• _What you are asked to do_
Word for word, transcribe the lines below and drop the pictures.

• • • • •

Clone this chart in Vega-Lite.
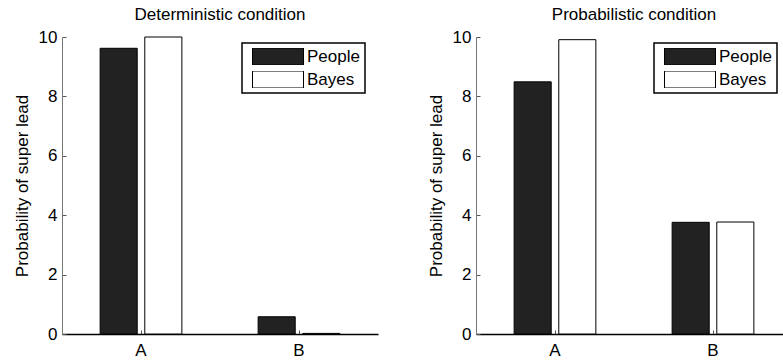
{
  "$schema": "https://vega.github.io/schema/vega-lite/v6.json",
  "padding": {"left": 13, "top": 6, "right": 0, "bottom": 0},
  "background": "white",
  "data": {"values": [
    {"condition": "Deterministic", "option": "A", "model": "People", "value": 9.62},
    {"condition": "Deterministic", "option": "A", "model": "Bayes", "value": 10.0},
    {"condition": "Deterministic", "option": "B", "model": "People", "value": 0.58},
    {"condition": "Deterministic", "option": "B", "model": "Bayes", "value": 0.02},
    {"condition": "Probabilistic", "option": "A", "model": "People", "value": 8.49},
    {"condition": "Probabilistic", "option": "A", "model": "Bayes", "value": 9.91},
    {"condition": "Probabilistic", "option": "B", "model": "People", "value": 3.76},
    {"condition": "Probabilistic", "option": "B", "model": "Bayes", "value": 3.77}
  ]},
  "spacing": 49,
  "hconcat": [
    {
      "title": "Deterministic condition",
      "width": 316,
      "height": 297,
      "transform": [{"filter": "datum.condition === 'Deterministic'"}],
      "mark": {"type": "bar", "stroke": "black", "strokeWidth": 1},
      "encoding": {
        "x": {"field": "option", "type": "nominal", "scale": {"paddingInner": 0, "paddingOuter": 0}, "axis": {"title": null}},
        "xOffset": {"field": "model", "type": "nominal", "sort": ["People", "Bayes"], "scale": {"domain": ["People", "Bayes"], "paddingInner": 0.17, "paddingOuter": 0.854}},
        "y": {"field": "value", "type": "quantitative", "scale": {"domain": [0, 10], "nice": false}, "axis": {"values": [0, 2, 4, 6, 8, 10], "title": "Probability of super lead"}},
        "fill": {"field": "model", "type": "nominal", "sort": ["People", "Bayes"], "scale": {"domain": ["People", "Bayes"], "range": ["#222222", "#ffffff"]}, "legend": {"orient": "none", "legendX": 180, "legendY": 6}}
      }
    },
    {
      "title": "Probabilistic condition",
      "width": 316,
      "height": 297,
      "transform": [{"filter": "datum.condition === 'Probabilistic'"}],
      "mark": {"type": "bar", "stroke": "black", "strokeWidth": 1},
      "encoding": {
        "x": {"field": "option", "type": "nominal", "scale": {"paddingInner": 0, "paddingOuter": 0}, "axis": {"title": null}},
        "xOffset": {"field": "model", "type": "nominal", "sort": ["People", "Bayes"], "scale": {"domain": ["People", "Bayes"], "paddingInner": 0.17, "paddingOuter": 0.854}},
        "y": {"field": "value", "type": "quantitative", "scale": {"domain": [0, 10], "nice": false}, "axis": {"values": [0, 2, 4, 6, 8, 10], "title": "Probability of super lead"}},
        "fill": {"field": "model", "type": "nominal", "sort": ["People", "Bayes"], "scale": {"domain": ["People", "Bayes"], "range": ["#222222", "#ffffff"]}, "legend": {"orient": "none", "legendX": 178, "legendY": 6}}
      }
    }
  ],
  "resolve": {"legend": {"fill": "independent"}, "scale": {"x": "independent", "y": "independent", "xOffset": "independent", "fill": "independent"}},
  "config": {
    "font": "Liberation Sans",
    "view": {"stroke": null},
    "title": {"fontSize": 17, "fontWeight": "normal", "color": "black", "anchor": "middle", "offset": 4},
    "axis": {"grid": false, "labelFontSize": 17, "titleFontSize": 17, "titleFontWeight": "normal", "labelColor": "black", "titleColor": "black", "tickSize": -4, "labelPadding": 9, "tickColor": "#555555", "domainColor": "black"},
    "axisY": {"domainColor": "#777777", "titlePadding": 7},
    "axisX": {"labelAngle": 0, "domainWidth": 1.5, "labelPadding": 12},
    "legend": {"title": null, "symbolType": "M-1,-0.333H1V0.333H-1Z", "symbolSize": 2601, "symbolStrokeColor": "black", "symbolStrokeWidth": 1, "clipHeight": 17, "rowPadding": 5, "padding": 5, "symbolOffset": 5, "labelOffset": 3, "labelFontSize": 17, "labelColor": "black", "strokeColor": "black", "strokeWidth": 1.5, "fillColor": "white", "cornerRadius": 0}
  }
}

• • • • •

• _Solved exercise_
Clone this chart in Vega-Lite.
{
  "$schema": "https://vega.github.io/schema/vega-lite/v6.json",
  "padding": {"left": 13, "top": 6, "right": 0, "bottom": 0},
  "background": "white",
  "data": {"values": [
    {"condition": "Deterministic", "option": "A", "model": "People", "value": 9.62},
    {"condition": "Deterministic", "option": "A", "model": "Bayes", "value": 10.0},
    {"condition": "Deterministic", "option": "B", "model": "People", "value": 0.58},
    {"condition": "Deterministic", "option": "B", "model": "Bayes", "value": 0.02},
    {"condition": "Probabilistic", "option": "A", "model": "People", "value": 8.49},
    {"condition": "Probabilistic", "option": "A", "model": "Bayes", "value": 9.91},
    {"condition": "Probabilistic", "option": "B", "model": "People", "value": 3.76},
    {"condition": "Probabilistic", "option": "B", "model": "Bayes", "value": 3.77}
  ]},
  "spacing": 49,
  "hconcat": [
    {
      "title": "Deterministic condition",
      "width": 316,
      "height": 297,
      "transform": [{"filter": "datum.condition === 'Deterministic'"}],
      "mark": {"type": "bar", "stroke": "black", "strokeWidth": 1},
      "encoding": {
        "x": {"field": "option", "type": "nominal", "scale": {"paddingInner": 0, "paddingOuter": 0}, "axis": {"title": null}},
        "xOffset": {"field": "model", "type": "nominal", "sort": ["People", "Bayes"], "scale": {"domain": ["People", "Bayes"], "paddingInner": 0.17, "paddingOuter": 0.854}},
        "y": {"field": "value", "type": "quantitative", "scale": {"domain": [0, 10], "nice": false}, "axis": {"values": [0, 2, 4, 6, 8, 10], "title": "Probability of super lead"}},
        "fill": {"field": "model", "type": "nominal", "sort": ["People", "Bayes"], "scale": {"domain": ["People", "Bayes"], "range": ["#222222", "#ffffff"]}, "legend": {"orient": "none", "legendX": 180, "legendY": 6}}
      }
    },
    {
      "title": "Probabilistic condition",
      "width": 316,
      "height": 297,
      "transform": [{"filter": "datum.condition === 'Probabilistic'"}],
      "mark": {"type": "bar", "stroke": "black", "strokeWidth": 1},
      "encoding": {
        "x": {"field": "option", "type": "nominal", "scale": {"paddingInner": 0, "paddingOuter": 0}, "axis": {"title": null}},
        "xOffset": {"field": "model", "type": "nominal", "sort": ["People", "Bayes"], "scale": {"domain": ["People", "Bayes"], "paddingInner": 0.17, "paddingOuter": 0.854}},
        "y": {"field": "value", "type": "quantitative", "scale": {"domain": [0, 10], "nice": false}, "axis": {"values": [0, 2, 4, 6, 8, 10], "title": "Probability of super lead"}},
        "fill": {"field": "model", "type": "nominal", "sort": ["People", "Bayes"], "scale": {"domain": ["People", "Bayes"], "range": ["#222222", "#ffffff"]}, "legend": {"orient": "none", "legendX": 178, "legendY": 6}}
      }
    }
  ],
  "resolve": {"legend": {"fill": "independent"}, "scale": {"x": "independent", "y": "independent", "xOffset": "independent", "fill": "independent"}},
  "config": {
    "font": "Liberation Sans",
    "view": {"stroke": null},
    "title": {"fontSize": 17, "fontWeight": "normal", "color": "black", "anchor": "middle", "offset": 4},
    "axis": {"grid": false, "labelFontSize": 17, "titleFontSize": 17, "titleFontWeight": "normal", "labelColor": "black", "titleColor": "black", "tickSize": -4, "labelPadding": 9, "tickColor": "#555555", "domainColor": "black"},
    "axisY": {"domainColor": "#777777", "titlePadding": 7},
    "axisX": {"labelAngle": 0, "domainWidth": 1.5, "labelPadding": 12},
    "legend": {"title": null, "symbolType": "M-1,-0.333H1V0.333H-1Z", "symbolSize": 2601, "symbolStrokeColor": "black", "symbolStrokeWidth": 1, "clipHeight": 17, "rowPadding": 5, "padding": 5, "symbolOffset": 5, "labelOffset": 3, "labelFontSize": 17, "labelColor": "black", "strokeColor": "black", "strokeWidth": 1.5, "fillColor": "white", "cornerRadius": 0}
  }
}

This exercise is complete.